**Information shown**
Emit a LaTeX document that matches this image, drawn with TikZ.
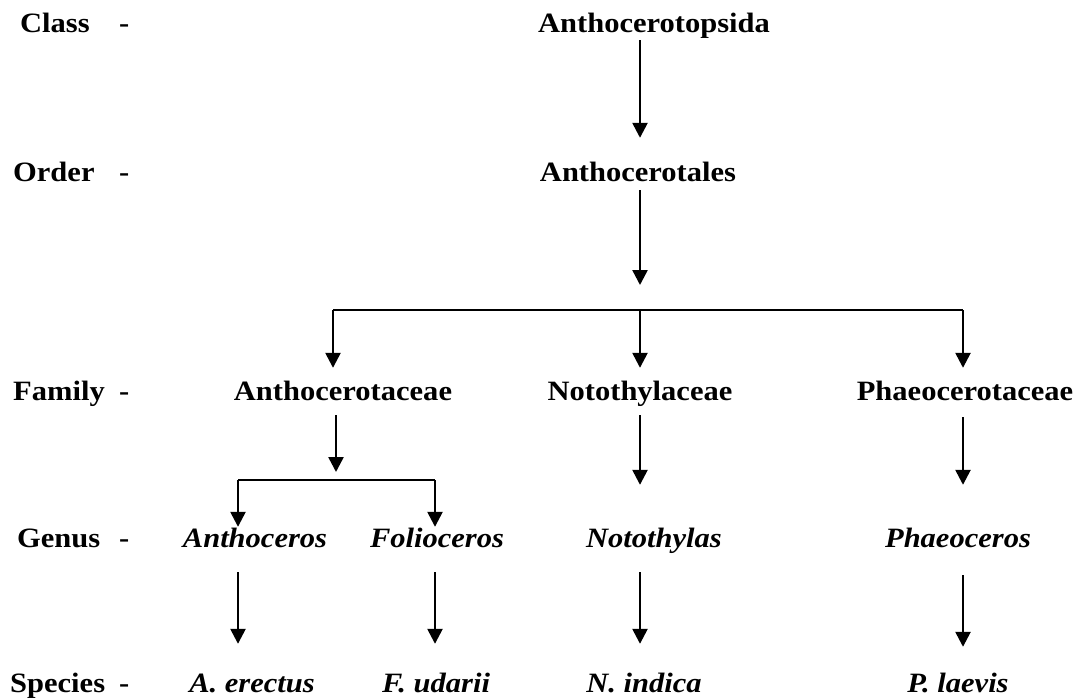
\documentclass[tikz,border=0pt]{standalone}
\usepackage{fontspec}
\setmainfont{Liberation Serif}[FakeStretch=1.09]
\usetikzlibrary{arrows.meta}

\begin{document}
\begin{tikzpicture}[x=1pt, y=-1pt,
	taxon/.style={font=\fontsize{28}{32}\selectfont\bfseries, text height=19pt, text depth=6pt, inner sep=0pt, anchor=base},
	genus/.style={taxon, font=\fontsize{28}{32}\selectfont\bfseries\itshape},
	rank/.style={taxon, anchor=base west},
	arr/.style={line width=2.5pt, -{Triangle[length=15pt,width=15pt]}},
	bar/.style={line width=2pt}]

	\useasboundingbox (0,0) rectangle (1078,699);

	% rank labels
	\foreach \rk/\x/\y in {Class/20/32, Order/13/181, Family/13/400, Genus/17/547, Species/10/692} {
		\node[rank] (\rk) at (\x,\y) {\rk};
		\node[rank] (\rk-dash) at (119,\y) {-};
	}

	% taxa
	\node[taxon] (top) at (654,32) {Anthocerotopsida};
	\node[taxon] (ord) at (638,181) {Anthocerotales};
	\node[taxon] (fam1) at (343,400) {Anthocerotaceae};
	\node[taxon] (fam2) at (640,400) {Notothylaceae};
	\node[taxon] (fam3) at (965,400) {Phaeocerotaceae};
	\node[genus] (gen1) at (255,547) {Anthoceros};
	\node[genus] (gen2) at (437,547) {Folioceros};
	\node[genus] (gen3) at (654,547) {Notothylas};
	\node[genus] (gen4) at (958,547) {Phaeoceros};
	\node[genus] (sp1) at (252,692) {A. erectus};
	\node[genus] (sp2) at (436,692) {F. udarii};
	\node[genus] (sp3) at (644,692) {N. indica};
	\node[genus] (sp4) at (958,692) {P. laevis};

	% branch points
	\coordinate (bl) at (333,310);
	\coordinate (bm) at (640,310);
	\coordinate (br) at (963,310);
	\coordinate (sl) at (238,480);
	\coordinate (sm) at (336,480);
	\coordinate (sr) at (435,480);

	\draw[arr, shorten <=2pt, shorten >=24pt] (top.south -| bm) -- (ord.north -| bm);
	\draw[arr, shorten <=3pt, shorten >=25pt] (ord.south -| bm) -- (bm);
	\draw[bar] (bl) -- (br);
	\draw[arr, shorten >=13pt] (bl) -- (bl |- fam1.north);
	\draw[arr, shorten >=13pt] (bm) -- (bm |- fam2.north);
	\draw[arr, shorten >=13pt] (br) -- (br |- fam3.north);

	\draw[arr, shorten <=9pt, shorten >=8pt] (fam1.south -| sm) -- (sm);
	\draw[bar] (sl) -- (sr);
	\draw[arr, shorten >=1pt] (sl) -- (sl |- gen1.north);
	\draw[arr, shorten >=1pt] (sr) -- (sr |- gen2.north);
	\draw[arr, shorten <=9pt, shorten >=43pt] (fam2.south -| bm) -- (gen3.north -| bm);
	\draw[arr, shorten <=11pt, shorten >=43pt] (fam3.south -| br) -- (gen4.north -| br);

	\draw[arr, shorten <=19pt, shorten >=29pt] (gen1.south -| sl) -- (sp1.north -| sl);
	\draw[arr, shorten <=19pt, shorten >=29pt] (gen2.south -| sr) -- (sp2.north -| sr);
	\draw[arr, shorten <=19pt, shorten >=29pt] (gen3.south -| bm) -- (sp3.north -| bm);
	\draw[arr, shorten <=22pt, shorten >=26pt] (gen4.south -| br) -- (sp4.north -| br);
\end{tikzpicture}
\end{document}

**What to do**
Write out each line again precisely as it appears, skipping every picture.

**Answer for the task**
Emit a LaTeX document that matches this image, drawn with TikZ.
\documentclass[tikz,border=0pt]{standalone}
\usepackage{fontspec}
\setmainfont{Liberation Serif}[FakeStretch=1.09]
\usetikzlibrary{arrows.meta}

\begin{document}
\begin{tikzpicture}[x=1pt, y=-1pt,
	taxon/.style={font=\fontsize{28}{32}\selectfont\bfseries, text height=19pt, text depth=6pt, inner sep=0pt, anchor=base},
	genus/.style={taxon, font=\fontsize{28}{32}\selectfont\bfseries\itshape},
	rank/.style={taxon, anchor=base west},
	arr/.style={line width=2.5pt, -{Triangle[length=15pt,width=15pt]}},
	bar/.style={line width=2pt}]

	\useasboundingbox (0,0) rectangle (1078,699);

	% rank labels
	\foreach \rk/\x/\y in {Class/20/32, Order/13/181, Family/13/400, Genus/17/547, Species/10/692} {
		\node[rank] (\rk) at (\x,\y) {\rk};
		\node[rank] (\rk-dash) at (119,\y) {-};
	}

	% taxa
	\node[taxon] (top) at (654,32) {Anthocerotopsida};
	\node[taxon] (ord) at (638,181) {Anthocerotales};
	\node[taxon] (fam1) at (343,400) {Anthocerotaceae};
	\node[taxon] (fam2) at (640,400) {Notothylaceae};
	\node[taxon] (fam3) at (965,400) {Phaeocerotaceae};
	\node[genus] (gen1) at (255,547) {Anthoceros};
	\node[genus] (gen2) at (437,547) {Folioceros};
	\node[genus] (gen3) at (654,547) {Notothylas};
	\node[genus] (gen4) at (958,547) {Phaeoceros};
	\node[genus] (sp1) at (252,692) {A. erectus};
	\node[genus] (sp2) at (436,692) {F. udarii};
	\node[genus] (sp3) at (644,692) {N. indica};
	\node[genus] (sp4) at (958,692) {P. laevis};

	% branch points
	\coordinate (bl) at (333,310);
	\coordinate (bm) at (640,310);
	\coordinate (br) at (963,310);
	\coordinate (sl) at (238,480);
	\coordinate (sm) at (336,480);
	\coordinate (sr) at (435,480);

	\draw[arr, shorten <=2pt, shorten >=24pt] (top.south -| bm) -- (ord.north -| bm);
	\draw[arr, shorten <=3pt, shorten >=25pt] (ord.south -| bm) -- (bm);
	\draw[bar] (bl) -- (br);
	\draw[arr, shorten >=13pt] (bl) -- (bl |- fam1.north);
	\draw[arr, shorten >=13pt] (bm) -- (bm |- fam2.north);
	\draw[arr, shorten >=13pt] (br) -- (br |- fam3.north);

	\draw[arr, shorten <=9pt, shorten >=8pt] (fam1.south -| sm) -- (sm);
	\draw[bar] (sl) -- (sr);
	\draw[arr, shorten >=1pt] (sl) -- (sl |- gen1.north);
	\draw[arr, shorten >=1pt] (sr) -- (sr |- gen2.north);
	\draw[arr, shorten <=9pt, shorten >=43pt] (fam2.south -| bm) -- (gen3.north -| bm);
	\draw[arr, shorten <=11pt, shorten >=43pt] (fam3.south -| br) -- (gen4.north -| br);

	\draw[arr, shorten <=19pt, shorten >=29pt] (gen1.south -| sl) -- (sp1.north -| sl);
	\draw[arr, shorten <=19pt, shorten >=29pt] (gen2.south -| sr) -- (sp2.north -| sr);
	\draw[arr, shorten <=19pt, shorten >=29pt] (gen3.south -| bm) -- (sp3.north -| bm);
	\draw[arr, shorten <=22pt, shorten >=26pt] (gen4.south -| br) -- (sp4.north -| br);
\end{tikzpicture}
\end{document}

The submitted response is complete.